Stated goal
Please write out the lines of the data exactly, beginning with the first and ending with the line containing "plt.rcParams['font.family'] = ['Lato', 'DejaVu"; leave the pictures behind.
###
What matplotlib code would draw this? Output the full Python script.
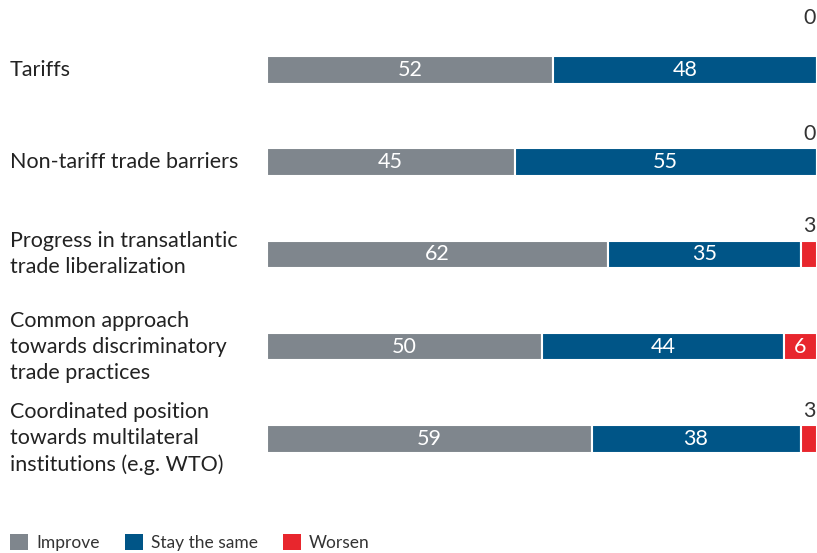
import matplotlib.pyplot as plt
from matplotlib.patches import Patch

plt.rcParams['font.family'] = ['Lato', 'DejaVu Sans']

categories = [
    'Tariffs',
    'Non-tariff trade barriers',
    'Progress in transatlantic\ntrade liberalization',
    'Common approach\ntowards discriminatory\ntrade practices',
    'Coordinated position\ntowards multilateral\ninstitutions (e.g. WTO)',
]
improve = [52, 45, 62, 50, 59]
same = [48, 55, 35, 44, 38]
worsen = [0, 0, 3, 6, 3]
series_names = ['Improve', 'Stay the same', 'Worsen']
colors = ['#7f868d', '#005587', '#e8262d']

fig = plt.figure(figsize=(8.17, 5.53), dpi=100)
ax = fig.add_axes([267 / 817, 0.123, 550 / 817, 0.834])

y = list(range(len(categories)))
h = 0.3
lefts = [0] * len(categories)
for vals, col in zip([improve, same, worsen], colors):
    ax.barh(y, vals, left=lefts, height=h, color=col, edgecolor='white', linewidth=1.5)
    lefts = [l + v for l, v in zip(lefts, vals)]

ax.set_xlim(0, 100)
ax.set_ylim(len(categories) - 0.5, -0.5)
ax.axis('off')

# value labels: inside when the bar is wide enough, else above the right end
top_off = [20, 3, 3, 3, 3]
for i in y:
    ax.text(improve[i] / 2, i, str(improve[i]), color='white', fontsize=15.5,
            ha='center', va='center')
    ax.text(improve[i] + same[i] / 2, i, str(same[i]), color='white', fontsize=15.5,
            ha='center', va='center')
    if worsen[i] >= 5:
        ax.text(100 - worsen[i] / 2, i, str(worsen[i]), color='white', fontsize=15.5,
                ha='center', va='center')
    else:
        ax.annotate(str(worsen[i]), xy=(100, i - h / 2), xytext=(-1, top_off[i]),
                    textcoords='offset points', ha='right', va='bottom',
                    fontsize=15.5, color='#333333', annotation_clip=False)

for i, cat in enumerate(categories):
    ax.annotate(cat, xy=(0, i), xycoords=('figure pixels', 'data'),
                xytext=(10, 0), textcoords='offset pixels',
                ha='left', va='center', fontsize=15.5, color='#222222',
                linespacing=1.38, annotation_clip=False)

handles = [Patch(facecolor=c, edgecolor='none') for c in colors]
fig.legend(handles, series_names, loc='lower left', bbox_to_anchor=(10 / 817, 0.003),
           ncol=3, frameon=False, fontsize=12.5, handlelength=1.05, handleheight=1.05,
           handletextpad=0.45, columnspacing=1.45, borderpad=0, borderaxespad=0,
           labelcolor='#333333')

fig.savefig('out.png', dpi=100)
###
Result of the exercise
What matplotlib code would draw this? Output the full Python script.
import matplotlib.pyplot as plt
from matplotlib.patches import Patch

plt.rcParams['font.family'] = ['Lato', 'DejaVu Sans']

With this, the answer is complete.